Мои дорогие Аленушка и Женя!
Получила вашу посылочку. Спасибо за лакомства и за изысканную приправу. Мы привыкли к более ширпотребным удовольствиям, которые, тем не менее, хорошо сдабривают еду, а тут элегантность коробочек привела в восхищение, почти детское, а может, полудикарское. Но нет, я с детства любила милые коробочки больше, чем кукол.
Кстати, о детстве. У меня сейчас лежит на столе седьмой номер «Панорамы искусств», где напечатаны несколько рисунков Русудан Петвиашвили. Ее рисунки, сделанные в тринадцать лет, совершенно изумительны. Ее поразительное по оригинальности виденье и воображение стоят многих и многих взрослых потуг в искусстве. Это не детство, это высшая тайна, отпущенная детству.
В книге много лиц и людей, которых я знала. Вдруг еще раз четко ощутила, что я, оказывается, долго живу на свете.

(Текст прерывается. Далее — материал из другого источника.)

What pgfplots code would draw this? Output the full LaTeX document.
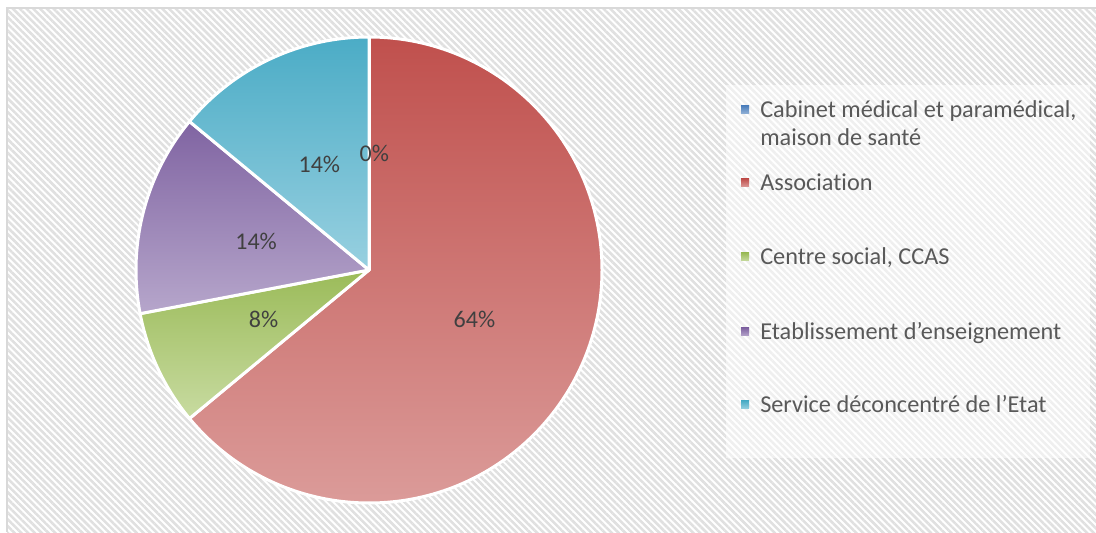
\documentclass[border=0pt]{standalone}
\usepackage{pgfplots}
\pgfplotsset{compat=1.18}
\usepackage{pgfplotstable}
\usepackage{fontspec}
\setmainfont[Ligatures=NoCommon]{Carlito}
\usetikzlibrary{patterns.meta}

\definecolor{txt}{HTML}{595959}
\definecolor{lbl}{HTML}{404040}
\definecolor{frame}{HTML}{D9D9D9}
\definecolor{hatch}{HTML}{E0E0E0}
\definecolor{cabT}{HTML}{4F81BD}\definecolor{cabB}{HTML}{95B3D7}
\definecolor{assT}{HTML}{C0504D}\definecolor{assB}{HTML}{DB9B99}
\definecolor{cenT}{HTML}{9BBB59}\definecolor{cenB}{HTML}{C8DBA1}
\definecolor{etaT}{HTML}{8064A2}\definecolor{etaB}{HTML}{B6A6CB}
\definecolor{serT}{HTML}{4BACC6}\definecolor{serB}{HTML}{98D0E0}

\pgfplotstableread{
id value
Cabinet 0
Association 64
Centre 8
Etablissement 14
Service 14
}\piedata

\pgfplotstablegetelem{0}{value}\of\piedata\edef\vA{\pgfplotsretval}
\pgfplotstablegetelem{1}{value}\of\piedata\edef\vB{\pgfplotsretval}
\pgfplotstablegetelem{2}{value}\of\piedata\edef\vC{\pgfplotsretval}
\pgfplotstablegetelem{3}{value}\of\piedata\edef\vD{\pgfplotsretval}
\pgfplotstablegetelem{4}{value}\of\piedata\edef\vE{\pgfplotsretval}

\pgfmathsetmacro\aO{90}
\pgfmathsetmacro\aA{\aO-3.6*\vA}
\pgfmathsetmacro\aB{\aA-3.6*\vB}
\pgfmathsetmacro\aC{\aB-3.6*\vC}
\pgfmathsetmacro\aD{\aC-3.6*\vD}
\pgfmathsetmacro\aE{\aD-3.6*\vE}
\pgfmathsetmacro\mA{(\aO+\aA)/2}
\pgfmathsetmacro\mB{(\aA+\aB)/2}
\pgfmathsetmacro\mC{(\aB+\aC)/2}
\pgfmathsetmacro\mD{(\aC+\aD)/2}
\pgfmathsetmacro\mE{(\aD+\aE)/2}

\def\R{174.75pt}
\def\Rl{87.4pt}
\newcommand\slice[4]{%
  \path[top color=#3, bottom color=#4, draw=white, line width=2.25pt, line join=round]
    (axis cs:369,262) -- ++(#1:\R) arc[start angle=#1, end angle=#2, radius=\R] -- cycle;}
\newcommand\plabel[3]{%
  \path (axis cs:369,262) ++(#1:\Rl) node[text=lbl, font=\fontsize{18}{21}\selectfont, inner sep=0pt, xshift=#3] {#2\%};}
\newcommand\lentry[5]{% y marker, y baseline, top, bottom, text
  \path[top color=#3, bottom color=#4] (axis cs:741,#1-4) rectangle (axis cs:749,#1+4);
  \node[anchor=base west, inner sep=0pt, text=txt, font=\fontsize{18.2}{21}\selectfont] at (axis cs:760,#2) {#5};}

\begin{document}
\begin{tikzpicture}
\begin{axis}[
  scale only axis, width=822pt, height=399pt,
  xmin=0, xmax=1096, ymin=0, ymax=532,
  hide axis, clip=true,
]
% background
\fill[white] (axis cs:0,0) rectangle (axis cs:1096,532);
\fill[pattern={Lines[angle=-45, distance=3.6pt, line width=1.9pt]}, pattern color=hatch]
  (axis cs:7,0) rectangle (axis cs:1096,524);
\draw[frame, line width=1.5pt] (axis cs:7,0) -- (axis cs:7,524) -- (axis cs:1096,524);
% legend box
\fill[white, opacity=0.5] (axis cs:726,74) rectangle (axis cs:1090,447);
% pie
\slice{\aA}{\aB}{assT}{assB}
\slice{\aB}{\aC}{cenT}{cenB}
\slice{\aC}{\aD}{etaT}{etaB}
\slice{\aD}{\aE}{serT}{serB}
\slice{\aO}{\aA}{cabT}{cabB}
% labels
\plabel{\mA}{\vA}{4pt}
\plabel{\mB}{\vB}{0pt}
\plabel{\mC}{\vC}{0pt}
\plabel{\mD}{\vD}{0pt}
\plabel{\mE}{\vE}{0pt}
% legend
\lentry{422}{414.5}{cabT}{cabB}{Cabinet médical et paramédical,}
\node[anchor=base west, inner sep=0pt, text=txt, font=\fontsize{18.2}{21}\selectfont] at (axis cs:760,386) {maison de santé};
\lentry{349}{341.5}{assT}{assB}{Association}
\lentry{275}{267}{cenT}{cenB}{Centre social, CCAS}
\lentry{200}{192.5}{etaT}{etaB}{Etablissement d’enseignement}
\lentry{127}{119.5}{serT}{serB}{Service déconcentré de l’Etat}
\end{axis}
\pgfresetboundingbox
\useasboundingbox (current axis.south west) rectangle (current axis.north east);
\end{tikzpicture}
\end{document}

Скольким, кого знала, теперь жить только в книгах, и, когда они возникают – боже, сколько воспоминаний нахлынет вдруг.
У Алпатова есть панегирик Абраму Марковичу Эфросу. И сразу вспомнились дни войны, тогдашние долгие для нас с Алексеем волнения, связанные с постановкой «Улугбека». Вспомнились энтузиазм и удивительная преданность и помощь Михоэлса, Эфроса, Тышлера, Усто Мумина. Как они ломали копья, как преодолевали множество преград, как они любили музыку этого творения, как понимали и любили ее создателя и не жалели сил для воплощения этой оперы.
Сразу увидела в ложе сидящего Зускина, его профиль и подбородок, который он всегда держал правой рукой. Всегда, когда он не был занят в своем театре и шел «Улугбек», он неизменно сидел в одной и той же ложе на своем месте. Сколько лиц, сколько любви, сколько радости в самые тяжкие дни войны и в неописуемой гофманиане жизни и быта.
Вспомнился и ты, Женичка, – тоненький, бледный и высокий, приходивший после воинских перекличек военкоматских наборов.
Вспомнился вечер, уже много позднее, после войны, в пору сокрушения «формалистов»[347]
. Козлик получил свою долю заушательств; очень гордый и очень ранимый, он впал в состояние депрессии. Не мог и не хотел писать и замолк надолго. И вот пришел к нам тоже «раздолбанный» вдрызг Эфрос, и не могу без волнения вспоминать, как этот острый, колючий и не ко всем добродушный человек вдруг нашел такие ласковые, задушевные и высокие слова, которыми он утешал упавшего духом художника. Это только люди, впавшие в отчаяние, могли говорить, утешая: «Друг мой, Вы должны писать, Вы художник, и пусть не сейчас прозвучит, но ведь должны же потомки что-то открывать в нашем времени». И долго этот раздавленный человек, умный и с пронзительным жалом к искусству, ставший наивным и добрым, всем сердцем сострадавший опечаленному художнику, говорил, утешал и врачевал.